Problem description
Write the listing below out again exactly, dropping the images.

Data extract

--- Start ---

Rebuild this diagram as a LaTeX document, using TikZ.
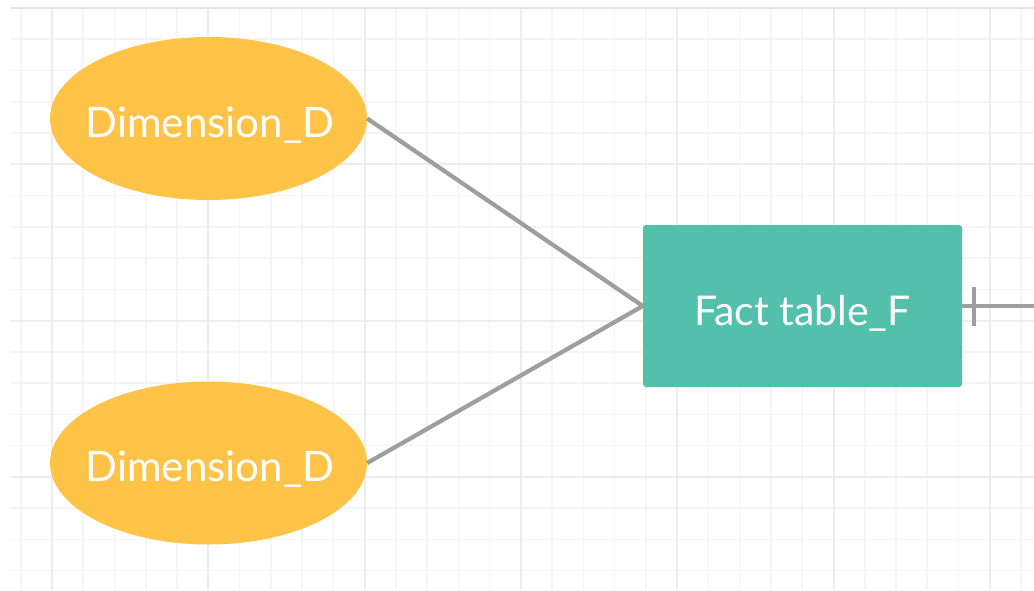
\documentclass[tikz,border=0pt]{standalone}
\usepackage{fontspec}
\setmainfont{Lato}
\usetikzlibrary{shapes.geometric}
\definecolor{dimfill}{HTML}{FFC447}
\definecolor{factfill}{HTML}{52C0AA}
\definecolor{linkgray}{HTML}{9E9E9E}
\definecolor{gridmajor}{HTML}{EDEDED}
\definecolor{gridminor}{HTML}{F5F5F5}
\definecolor{gridtop}{HTML}{E3E3E3}
\begin{document}
\begin{tikzpicture}[x=1pt,y=-1pt,
  dimnode/.style={ellipse, fill=dimfill, inner sep=0pt, minimum width=317pt, minimum height=163pt, text=white, font=\fontsize{42}{48}\selectfont},
  factnode/.style={rectangle, rounded corners=3pt, fill=factfill, inner sep=0pt, minimum width=319pt, minimum height=162pt, text=white, font=\fontsize{41}{48}\selectfont},
  lbl/.style={text=white, inner sep=0pt},
  link/.style={draw=linkgray, line width=4.2pt}]
\useasboundingbox (0,0) rectangle (1034,590);
\fill[white] (0,0) rectangle (1034,590);
% minor grid
\foreach \i in {0,...,32} {
  \draw[gridminor, line width=1.6pt] ({20.7+31.26*\i},8) -- ({20.7+31.26*\i},590);
}
\foreach \j in {0,...,18} {
  \draw[gridminor, line width=1.6pt] (10,{8+31.26*\j}) -- (1034,{8+31.26*\j});
}
% major grid
\foreach \i in {0,...,6} {
  \draw[gridmajor, line width=2pt] ({52+156.3*\i},8) -- ({52+156.3*\i},590);
}
\foreach \j in {1,...,3} {
  \draw[gridmajor, line width=2pt] (10,{8+156.3*\j}) -- (1034,{8+156.3*\j});
}
\draw[gridtop, line width=2pt] (10,8) -- (1034,8);
\node[dimnode] (d1) at (208.5,118.5) {};
\node[dimnode] (d2) at (208.5,463) {};
\node[factnode] (f) at (802.5,306) {};
\node[lbl, font=\fontsize{42}{48}\selectfont, anchor=base] (t1) at (210,137) {Dimension\_D};
\node[lbl, font=\fontsize{42}{48}\selectfont, anchor=base] (t2) at (210,481.5) {Dimension\_D};
\node[lbl, font=\fontsize{41}{48}\selectfont, anchor=base] (t3) at (802.5,325) {Fact table\_F};
\coordinate (rend) at (1034,306);
\coordinate (tick) at (974,306);
\draw[link] (d1.east) -- (f.west);
\draw[link] (d2.east) -- (f.west);
\draw[link] (f.east) -- (rend);
\draw[link] ([yshift=-19.5pt]tick) -- ([yshift=19.5pt]tick);
\end{tikzpicture}
\end{document}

--- End ---

Task solution
Rebuild this diagram as a LaTeX document, using TikZ.
\documentclass[tikz,border=0pt]{standalone}
\usepackage{fontspec}
\setmainfont{Lato}
\usetikzlibrary{shapes.geometric}
\definecolor{dimfill}{HTML}{FFC447}
\definecolor{factfill}{HTML}{52C0AA}
\definecolor{linkgray}{HTML}{9E9E9E}
\definecolor{gridmajor}{HTML}{EDEDED}
\definecolor{gridminor}{HTML}{F5F5F5}
\definecolor{gridtop}{HTML}{E3E3E3}
\begin{document}
\begin{tikzpicture}[x=1pt,y=-1pt,
  dimnode/.style={ellipse, fill=dimfill, inner sep=0pt, minimum width=317pt, minimum height=163pt, text=white, font=\fontsize{42}{48}\selectfont},
  factnode/.style={rectangle, rounded corners=3pt, fill=factfill, inner sep=0pt, minimum width=319pt, minimum height=162pt, text=white, font=\fontsize{41}{48}\selectfont},
  lbl/.style={text=white, inner sep=0pt},
  link/.style={draw=linkgray, line width=4.2pt}]
\useasboundingbox (0,0) rectangle (1034,590);
\fill[white] (0,0) rectangle (1034,590);
% minor grid
\foreach \i in {0,...,32} {
  \draw[gridminor, line width=1.6pt] ({20.7+31.26*\i},8) -- ({20.7+31.26*\i},590);
}
\foreach \j in {0,...,18} {
  \draw[gridminor, line width=1.6pt] (10,{8+31.26*\j}) -- (1034,{8+31.26*\j});
}
% major grid
\foreach \i in {0,...,6} {
  \draw[gridmajor, line width=2pt] ({52+156.3*\i},8) -- ({52+156.3*\i},590);
}
\foreach \j in {1,...,3} {
  \draw[gridmajor, line width=2pt] (10,{8+156.3*\j}) -- (1034,{8+156.3*\j});
}
\draw[gridtop, line width=2pt] (10,8) -- (1034,8);
\node[dimnode] (d1) at (208.5,118.5) {};
\node[dimnode] (d2) at (208.5,463) {};
\node[factnode] (f) at (802.5,306) {};
\node[lbl, font=\fontsize{42}{48}\selectfont, anchor=base] (t1) at (210,137) {Dimension\_D};
\node[lbl, font=\fontsize{42}{48}\selectfont, anchor=base] (t2) at (210,481.5) {Dimension\_D};
\node[lbl, font=\fontsize{41}{48}\selectfont, anchor=base] (t3) at (802.5,325) {Fact table\_F};
\coordinate (rend) at (1034,306);
\coordinate (tick) at (974,306);
\draw[link] (d1.east) -- (f.west);
\draw[link] (d2.east) -- (f.west);
\draw[link] (f.east) -- (rend);
\draw[link] ([yshift=-19.5pt]tick) -- ([yshift=19.5pt]tick);
\end{tikzpicture}
\end{document}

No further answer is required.